Brazilian President Luiz Inacio Lula da Silva has promised that there will be “no shortage of resources” to meet residents’ needs.

“We understand the difficult financial situation of Rio Grande do Sul,” he said at an event in Brasilia, adding that he wanted to ensure that the state “gets everything it is entitled to.”

“We don’t yet know the exact extent of the flooding; we will only know that when the water level returns to normal,” said Lula.

Around 15,000 soldiers, firefighters, police officers and volunteers were deployed across the country to rescue those trapped and transport relief supplies.

The Brazilian Navy was also scheduled to send its ship NAM Atlantico – Latin America’s largest – with two mobile water treatment stations to Rio Grande do Sul on Wednesday.

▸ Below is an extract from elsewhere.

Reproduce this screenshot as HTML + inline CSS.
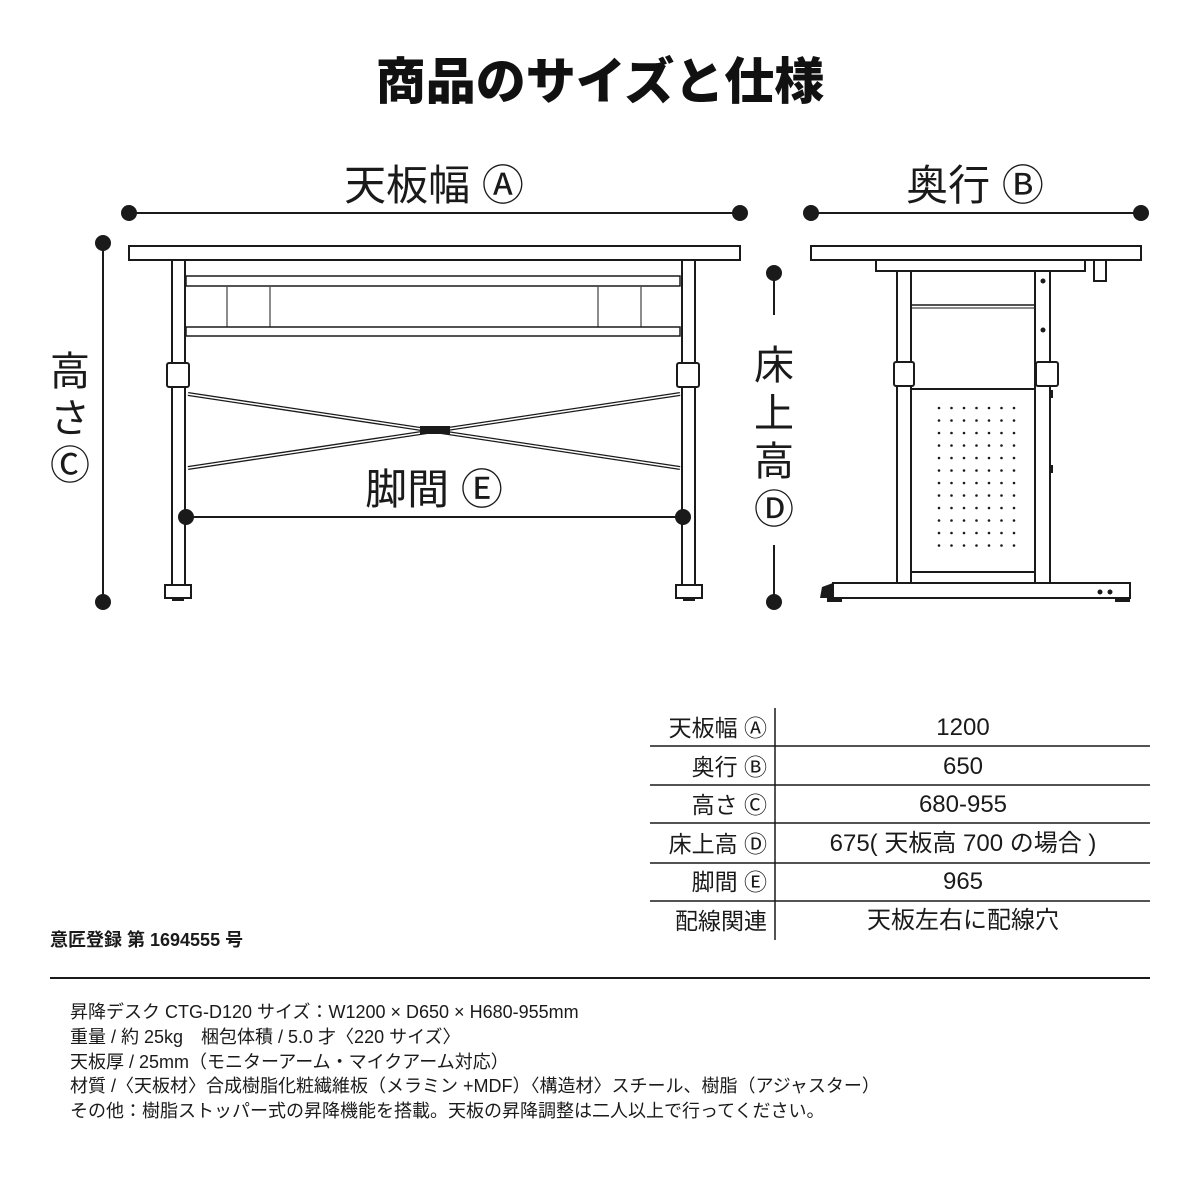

In Gasometro, a district of Porto Alegre popular with tourists, water continued to rise on Wednesday, complicating rescue efforts.

“You can only cross on foot or by boat. “There is no other way,” 30-year-old Luan Pas told AFP next to a road that turned into a stagnant, smelly river.

Another Porto Alegre resident, Adriana Freitas, said she had “lost everything.”

“It’s sad when we see the city, our house, in the middle of the water,” Freitas told Reuters. “It seems like it’s over, like the world has ended.”